1M Context for Large Workloads

MiniMax M3 can process very large prompts, codebases, documents, logs, and multimodal input in one request. This helps when a coding agent needs the full repository context instead of a few pasted files.

MiniMax Sparse Attention

M3 uses MiniMax Sparse Attention to reduce the cost of long-context inference. MiniMax says MSA improves prefill and decoding speed at 1M context compared with M2, while cutting per-token compute.

Native Multimodality

MiniMax trained M3 with mixed modalities from the start. You can use it for tasks that combine text, images, video frames, charts, formulas, screenshots, or code.

Coding and Agentic Workflows

M3 focuses on software engineering tasks such as code generation, debugging, repository understanding, terminal execution, and long-horizon agent work. It can plan steps, call tools, inspect results, and continue across many turns.

Thinking Modes

MiniMax M3 lets developers choose how much reasoning they want. Use thinking=enabled for harder tasks, adaptive when you want the model to decide, and disabled when speed matters more than deep reasoning.

API and Local Options

You can call M3 through the MiniMax API or use the model weights from Hugging Face. Developers can serve it with vLLM, SGLang, Transformers, or Docker-based workflows.

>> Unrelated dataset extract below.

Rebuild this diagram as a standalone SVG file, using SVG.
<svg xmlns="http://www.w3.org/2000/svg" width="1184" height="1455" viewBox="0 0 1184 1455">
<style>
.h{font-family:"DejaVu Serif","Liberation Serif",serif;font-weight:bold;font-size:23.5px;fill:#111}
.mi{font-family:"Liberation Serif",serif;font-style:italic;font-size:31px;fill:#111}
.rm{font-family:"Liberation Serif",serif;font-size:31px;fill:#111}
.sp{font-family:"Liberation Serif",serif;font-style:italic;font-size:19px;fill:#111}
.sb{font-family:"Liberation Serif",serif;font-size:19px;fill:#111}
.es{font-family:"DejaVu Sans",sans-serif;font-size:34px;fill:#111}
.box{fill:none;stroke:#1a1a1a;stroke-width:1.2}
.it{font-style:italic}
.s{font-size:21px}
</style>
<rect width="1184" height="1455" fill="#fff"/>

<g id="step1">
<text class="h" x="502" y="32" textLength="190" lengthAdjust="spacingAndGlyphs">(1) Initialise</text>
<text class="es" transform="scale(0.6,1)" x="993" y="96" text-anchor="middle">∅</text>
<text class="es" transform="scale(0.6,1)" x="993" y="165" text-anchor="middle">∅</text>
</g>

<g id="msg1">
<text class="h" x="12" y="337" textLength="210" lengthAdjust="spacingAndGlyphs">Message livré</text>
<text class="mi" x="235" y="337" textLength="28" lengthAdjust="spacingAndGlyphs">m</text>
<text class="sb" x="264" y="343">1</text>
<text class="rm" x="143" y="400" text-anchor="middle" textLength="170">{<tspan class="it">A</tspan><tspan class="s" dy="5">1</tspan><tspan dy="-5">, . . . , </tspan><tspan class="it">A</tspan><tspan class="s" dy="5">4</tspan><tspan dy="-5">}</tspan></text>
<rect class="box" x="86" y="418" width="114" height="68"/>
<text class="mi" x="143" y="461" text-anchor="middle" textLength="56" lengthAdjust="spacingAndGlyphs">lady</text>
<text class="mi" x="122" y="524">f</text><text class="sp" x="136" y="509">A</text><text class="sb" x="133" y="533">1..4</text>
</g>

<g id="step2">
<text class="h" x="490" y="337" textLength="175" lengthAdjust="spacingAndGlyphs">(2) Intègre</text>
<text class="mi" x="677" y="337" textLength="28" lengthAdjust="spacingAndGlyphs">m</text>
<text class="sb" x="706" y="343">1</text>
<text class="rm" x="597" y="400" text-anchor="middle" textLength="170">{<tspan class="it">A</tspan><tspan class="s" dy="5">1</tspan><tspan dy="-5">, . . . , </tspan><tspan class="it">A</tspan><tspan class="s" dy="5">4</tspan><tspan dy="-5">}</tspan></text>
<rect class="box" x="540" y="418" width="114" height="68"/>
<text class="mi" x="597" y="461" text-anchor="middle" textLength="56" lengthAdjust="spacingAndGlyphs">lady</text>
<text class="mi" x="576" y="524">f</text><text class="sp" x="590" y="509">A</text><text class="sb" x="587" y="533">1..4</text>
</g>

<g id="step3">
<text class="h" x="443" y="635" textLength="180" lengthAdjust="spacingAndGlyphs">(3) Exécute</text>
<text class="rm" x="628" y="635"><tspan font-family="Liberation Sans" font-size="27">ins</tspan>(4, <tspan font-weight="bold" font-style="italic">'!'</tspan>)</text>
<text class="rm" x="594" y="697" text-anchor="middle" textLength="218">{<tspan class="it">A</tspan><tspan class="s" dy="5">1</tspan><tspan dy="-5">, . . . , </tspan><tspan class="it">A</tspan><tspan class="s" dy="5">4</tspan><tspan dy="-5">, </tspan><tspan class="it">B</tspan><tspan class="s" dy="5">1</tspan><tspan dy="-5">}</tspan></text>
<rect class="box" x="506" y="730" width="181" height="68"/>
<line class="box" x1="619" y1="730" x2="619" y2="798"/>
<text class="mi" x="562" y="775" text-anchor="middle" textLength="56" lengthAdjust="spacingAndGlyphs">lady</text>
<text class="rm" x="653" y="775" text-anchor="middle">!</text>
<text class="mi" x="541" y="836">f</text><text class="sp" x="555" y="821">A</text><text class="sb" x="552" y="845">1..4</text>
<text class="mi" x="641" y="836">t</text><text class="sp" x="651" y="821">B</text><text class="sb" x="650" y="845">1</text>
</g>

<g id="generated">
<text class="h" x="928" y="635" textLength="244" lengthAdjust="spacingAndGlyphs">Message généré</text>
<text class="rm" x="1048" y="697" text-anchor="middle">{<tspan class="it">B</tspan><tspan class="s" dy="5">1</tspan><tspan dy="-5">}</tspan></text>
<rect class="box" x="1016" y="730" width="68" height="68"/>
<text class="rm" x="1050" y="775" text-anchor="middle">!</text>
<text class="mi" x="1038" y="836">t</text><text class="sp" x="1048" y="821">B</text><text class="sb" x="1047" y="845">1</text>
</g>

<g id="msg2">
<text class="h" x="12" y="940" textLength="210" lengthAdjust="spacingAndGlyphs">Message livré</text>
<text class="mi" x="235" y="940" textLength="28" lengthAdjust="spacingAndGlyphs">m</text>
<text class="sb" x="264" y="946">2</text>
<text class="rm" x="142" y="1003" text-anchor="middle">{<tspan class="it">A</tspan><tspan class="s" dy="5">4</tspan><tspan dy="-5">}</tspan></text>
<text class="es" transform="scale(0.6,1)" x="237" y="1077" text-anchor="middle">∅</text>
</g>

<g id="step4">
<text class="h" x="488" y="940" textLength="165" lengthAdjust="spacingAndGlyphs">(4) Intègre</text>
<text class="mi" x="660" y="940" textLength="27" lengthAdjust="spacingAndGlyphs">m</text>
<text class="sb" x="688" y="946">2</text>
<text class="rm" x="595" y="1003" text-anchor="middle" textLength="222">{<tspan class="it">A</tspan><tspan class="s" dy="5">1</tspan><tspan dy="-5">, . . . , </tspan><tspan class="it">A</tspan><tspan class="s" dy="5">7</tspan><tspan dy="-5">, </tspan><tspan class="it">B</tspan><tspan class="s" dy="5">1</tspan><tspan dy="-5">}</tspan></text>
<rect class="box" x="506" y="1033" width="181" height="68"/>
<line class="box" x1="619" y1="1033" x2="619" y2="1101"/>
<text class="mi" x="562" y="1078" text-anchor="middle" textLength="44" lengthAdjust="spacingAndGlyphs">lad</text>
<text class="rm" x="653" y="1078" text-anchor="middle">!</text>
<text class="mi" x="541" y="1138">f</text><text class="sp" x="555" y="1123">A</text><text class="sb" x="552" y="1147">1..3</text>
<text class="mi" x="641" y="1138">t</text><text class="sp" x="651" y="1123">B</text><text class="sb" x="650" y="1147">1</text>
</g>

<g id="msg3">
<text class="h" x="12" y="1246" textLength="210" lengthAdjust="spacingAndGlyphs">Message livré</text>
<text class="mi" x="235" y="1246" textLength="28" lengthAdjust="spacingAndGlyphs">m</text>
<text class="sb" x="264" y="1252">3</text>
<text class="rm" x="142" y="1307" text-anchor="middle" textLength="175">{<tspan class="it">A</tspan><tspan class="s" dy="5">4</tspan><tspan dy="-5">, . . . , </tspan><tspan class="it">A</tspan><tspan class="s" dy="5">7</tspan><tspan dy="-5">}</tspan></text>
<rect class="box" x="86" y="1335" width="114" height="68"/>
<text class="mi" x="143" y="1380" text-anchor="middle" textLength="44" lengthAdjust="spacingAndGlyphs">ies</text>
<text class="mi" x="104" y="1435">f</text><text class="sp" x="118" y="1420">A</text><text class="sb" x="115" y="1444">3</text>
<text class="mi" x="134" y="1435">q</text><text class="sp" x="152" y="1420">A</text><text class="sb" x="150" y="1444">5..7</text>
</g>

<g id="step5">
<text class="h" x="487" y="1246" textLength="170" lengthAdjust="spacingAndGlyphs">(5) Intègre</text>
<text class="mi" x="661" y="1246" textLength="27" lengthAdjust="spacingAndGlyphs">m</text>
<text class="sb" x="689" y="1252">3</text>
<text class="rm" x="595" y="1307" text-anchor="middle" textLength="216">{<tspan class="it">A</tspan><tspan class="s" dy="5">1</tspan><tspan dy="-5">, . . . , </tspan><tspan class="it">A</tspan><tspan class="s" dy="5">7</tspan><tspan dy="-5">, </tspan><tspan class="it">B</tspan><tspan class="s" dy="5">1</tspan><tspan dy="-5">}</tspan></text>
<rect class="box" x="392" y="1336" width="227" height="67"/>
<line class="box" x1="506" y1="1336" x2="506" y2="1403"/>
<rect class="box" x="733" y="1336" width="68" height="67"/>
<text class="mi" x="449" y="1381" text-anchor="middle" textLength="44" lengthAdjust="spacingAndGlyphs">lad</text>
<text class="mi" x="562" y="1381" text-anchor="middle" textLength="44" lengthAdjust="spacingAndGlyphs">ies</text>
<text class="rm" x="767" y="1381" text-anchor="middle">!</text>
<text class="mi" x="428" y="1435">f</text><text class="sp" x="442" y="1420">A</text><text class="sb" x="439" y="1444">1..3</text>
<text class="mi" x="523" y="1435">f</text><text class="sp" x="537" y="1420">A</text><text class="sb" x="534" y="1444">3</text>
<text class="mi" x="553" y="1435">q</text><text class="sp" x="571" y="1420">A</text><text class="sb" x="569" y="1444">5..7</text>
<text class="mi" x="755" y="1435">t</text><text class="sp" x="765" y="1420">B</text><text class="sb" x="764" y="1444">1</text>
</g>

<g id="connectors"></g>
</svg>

When Should You Use MiniMax M3?

Use MiniMax M3 when your task needs long context, code understanding, tool use, or multimodal input. It fits coding assistants, internal developer tools, data extraction systems, document agents, and research workflows.

It also makes sense when you want an open-weight model with API access. You can test through MiniMax first, then decide whether local deployment fits your hardware and privacy needs.

What Are the Limits?

MiniMax M3 is large. Local deployment needs serious GPU resources, even with optimized serving. The 1M context window also does not mean every long prompt will produce a perfect answer.

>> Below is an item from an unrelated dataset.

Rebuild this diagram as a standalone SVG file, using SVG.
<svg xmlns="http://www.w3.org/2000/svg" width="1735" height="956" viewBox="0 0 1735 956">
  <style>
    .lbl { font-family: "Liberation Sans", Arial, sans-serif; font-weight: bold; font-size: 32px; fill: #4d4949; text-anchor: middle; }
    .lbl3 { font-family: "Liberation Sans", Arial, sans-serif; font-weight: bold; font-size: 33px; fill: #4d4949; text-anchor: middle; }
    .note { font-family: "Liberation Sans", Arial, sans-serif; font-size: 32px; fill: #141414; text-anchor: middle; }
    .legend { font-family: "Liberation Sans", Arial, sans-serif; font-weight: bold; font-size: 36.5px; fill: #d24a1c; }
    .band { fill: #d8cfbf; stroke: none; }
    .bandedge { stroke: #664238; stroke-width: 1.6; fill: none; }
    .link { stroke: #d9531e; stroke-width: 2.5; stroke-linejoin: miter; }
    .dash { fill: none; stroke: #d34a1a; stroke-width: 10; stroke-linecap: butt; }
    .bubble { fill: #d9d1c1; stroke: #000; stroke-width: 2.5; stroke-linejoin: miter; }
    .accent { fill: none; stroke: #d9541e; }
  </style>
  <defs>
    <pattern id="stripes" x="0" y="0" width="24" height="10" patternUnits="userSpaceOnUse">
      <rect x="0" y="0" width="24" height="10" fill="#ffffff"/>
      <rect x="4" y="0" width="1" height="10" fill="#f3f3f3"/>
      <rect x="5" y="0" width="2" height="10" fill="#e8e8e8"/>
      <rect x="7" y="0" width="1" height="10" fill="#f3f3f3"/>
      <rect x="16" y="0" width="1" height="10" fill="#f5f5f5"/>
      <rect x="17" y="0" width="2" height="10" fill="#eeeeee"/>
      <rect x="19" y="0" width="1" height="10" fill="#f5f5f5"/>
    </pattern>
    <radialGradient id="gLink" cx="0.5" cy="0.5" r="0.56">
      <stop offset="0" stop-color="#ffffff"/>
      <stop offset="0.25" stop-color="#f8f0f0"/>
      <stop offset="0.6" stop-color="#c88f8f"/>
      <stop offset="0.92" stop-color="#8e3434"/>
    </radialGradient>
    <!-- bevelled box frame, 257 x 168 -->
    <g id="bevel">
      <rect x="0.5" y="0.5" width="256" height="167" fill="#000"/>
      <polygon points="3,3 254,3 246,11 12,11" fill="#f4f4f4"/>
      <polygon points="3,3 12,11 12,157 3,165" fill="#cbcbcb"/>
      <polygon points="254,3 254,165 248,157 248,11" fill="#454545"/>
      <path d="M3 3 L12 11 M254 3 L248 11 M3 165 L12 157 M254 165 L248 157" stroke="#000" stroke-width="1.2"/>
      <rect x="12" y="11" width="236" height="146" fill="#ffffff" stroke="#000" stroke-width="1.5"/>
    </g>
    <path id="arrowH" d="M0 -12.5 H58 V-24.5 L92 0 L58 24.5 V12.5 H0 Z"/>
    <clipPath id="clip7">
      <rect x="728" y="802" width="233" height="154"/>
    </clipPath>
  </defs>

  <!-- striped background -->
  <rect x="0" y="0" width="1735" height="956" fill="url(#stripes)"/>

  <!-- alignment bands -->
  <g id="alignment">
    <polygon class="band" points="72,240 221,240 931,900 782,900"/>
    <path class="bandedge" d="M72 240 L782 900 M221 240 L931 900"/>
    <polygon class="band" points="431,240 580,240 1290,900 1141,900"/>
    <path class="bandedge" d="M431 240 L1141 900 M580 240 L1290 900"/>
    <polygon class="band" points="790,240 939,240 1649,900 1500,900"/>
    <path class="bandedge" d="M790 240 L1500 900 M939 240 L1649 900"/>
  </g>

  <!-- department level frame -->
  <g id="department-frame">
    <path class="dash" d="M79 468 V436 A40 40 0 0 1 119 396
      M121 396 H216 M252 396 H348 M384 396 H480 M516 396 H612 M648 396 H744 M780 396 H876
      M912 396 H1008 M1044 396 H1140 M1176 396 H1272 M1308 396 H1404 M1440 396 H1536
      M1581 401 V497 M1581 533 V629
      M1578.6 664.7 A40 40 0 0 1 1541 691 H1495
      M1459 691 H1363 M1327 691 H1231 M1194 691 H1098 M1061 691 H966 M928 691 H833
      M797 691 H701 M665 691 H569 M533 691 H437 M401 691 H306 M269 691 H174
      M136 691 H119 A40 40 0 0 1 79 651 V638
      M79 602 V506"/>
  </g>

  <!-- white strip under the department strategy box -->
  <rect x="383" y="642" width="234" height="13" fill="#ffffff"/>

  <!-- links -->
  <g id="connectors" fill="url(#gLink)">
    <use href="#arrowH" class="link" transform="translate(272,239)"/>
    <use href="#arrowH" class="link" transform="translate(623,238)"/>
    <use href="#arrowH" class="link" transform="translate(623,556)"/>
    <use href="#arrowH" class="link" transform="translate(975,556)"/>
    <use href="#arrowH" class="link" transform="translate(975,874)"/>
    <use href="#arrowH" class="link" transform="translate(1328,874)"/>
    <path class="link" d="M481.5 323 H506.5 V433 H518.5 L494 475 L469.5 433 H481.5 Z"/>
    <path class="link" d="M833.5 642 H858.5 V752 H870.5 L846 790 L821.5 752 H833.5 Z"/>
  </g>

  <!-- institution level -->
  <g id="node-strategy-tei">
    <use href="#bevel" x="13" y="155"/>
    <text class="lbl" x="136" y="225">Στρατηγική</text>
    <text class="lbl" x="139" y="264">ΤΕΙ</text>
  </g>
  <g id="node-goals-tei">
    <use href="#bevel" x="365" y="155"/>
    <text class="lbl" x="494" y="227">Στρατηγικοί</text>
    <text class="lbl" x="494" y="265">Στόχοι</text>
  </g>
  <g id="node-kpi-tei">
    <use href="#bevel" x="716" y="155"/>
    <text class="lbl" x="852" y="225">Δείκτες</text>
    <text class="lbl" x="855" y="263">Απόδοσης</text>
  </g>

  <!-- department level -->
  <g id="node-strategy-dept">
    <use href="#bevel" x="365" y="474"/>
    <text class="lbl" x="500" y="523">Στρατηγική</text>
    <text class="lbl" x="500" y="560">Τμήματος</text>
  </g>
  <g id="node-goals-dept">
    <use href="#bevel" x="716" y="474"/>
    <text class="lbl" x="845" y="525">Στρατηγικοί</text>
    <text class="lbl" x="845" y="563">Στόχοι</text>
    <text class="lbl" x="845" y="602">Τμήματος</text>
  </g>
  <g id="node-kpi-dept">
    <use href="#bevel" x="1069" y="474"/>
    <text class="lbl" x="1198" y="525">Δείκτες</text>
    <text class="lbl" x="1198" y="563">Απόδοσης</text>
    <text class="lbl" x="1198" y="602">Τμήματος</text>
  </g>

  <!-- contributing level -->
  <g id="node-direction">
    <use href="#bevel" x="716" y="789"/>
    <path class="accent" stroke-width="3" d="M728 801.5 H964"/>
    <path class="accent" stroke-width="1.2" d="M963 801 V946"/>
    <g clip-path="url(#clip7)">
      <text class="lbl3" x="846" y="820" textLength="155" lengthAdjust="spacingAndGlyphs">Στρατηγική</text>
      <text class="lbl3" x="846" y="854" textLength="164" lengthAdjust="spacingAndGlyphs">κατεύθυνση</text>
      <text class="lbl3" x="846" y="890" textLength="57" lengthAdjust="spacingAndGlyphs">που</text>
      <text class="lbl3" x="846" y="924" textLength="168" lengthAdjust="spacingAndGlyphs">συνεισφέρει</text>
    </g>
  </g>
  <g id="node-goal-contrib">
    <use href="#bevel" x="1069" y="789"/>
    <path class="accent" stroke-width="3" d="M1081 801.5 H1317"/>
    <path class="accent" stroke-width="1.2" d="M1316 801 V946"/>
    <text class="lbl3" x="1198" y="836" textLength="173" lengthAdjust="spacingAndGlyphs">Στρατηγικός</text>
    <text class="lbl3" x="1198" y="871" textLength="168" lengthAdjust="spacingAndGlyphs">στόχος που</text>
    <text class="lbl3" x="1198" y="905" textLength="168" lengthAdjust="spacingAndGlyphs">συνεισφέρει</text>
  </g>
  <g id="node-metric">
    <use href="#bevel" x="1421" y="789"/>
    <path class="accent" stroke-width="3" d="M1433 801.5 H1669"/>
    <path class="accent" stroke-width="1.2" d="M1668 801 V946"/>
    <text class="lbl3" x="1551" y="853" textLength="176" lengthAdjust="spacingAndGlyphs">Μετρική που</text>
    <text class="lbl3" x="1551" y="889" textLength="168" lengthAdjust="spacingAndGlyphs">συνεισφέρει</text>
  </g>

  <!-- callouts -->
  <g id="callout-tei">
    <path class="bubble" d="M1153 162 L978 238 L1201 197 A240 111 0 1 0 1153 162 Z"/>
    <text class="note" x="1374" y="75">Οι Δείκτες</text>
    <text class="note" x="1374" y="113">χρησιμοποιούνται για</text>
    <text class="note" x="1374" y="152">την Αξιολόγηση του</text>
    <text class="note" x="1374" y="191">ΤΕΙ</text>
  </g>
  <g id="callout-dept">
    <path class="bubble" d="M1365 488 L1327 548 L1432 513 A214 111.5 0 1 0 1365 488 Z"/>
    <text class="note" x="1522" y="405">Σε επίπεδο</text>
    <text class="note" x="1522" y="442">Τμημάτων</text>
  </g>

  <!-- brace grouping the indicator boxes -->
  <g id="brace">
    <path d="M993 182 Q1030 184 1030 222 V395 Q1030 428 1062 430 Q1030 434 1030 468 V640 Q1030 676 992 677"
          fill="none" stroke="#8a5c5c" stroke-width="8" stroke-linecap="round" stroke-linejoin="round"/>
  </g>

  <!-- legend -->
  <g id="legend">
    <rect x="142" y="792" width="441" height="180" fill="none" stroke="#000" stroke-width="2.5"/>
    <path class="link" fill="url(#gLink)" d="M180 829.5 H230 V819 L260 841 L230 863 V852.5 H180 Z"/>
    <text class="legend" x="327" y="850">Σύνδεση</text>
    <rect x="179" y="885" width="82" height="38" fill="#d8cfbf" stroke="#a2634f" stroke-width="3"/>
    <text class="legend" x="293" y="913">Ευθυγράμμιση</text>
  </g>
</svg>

For production work, test M3 on your own tasks. Measure cost per successful task, latency, failure rate, and output quality. Long-context models still need clear prompts, good retrieval, and strong evaluation.

MiniMax M3 Summary

MiniMax M3 is a strong option for developers who need long-context coding, multimodal input, and agent behavior in one open-weight model. Its 1M context window, MSA architecture, and flexible API access make it useful for modern AI engineering workflows.

Start with the API or MiniMax Code if you want fast testing. Use Hugging Face or GitHub if you need model weights, local serving, or deeper integration.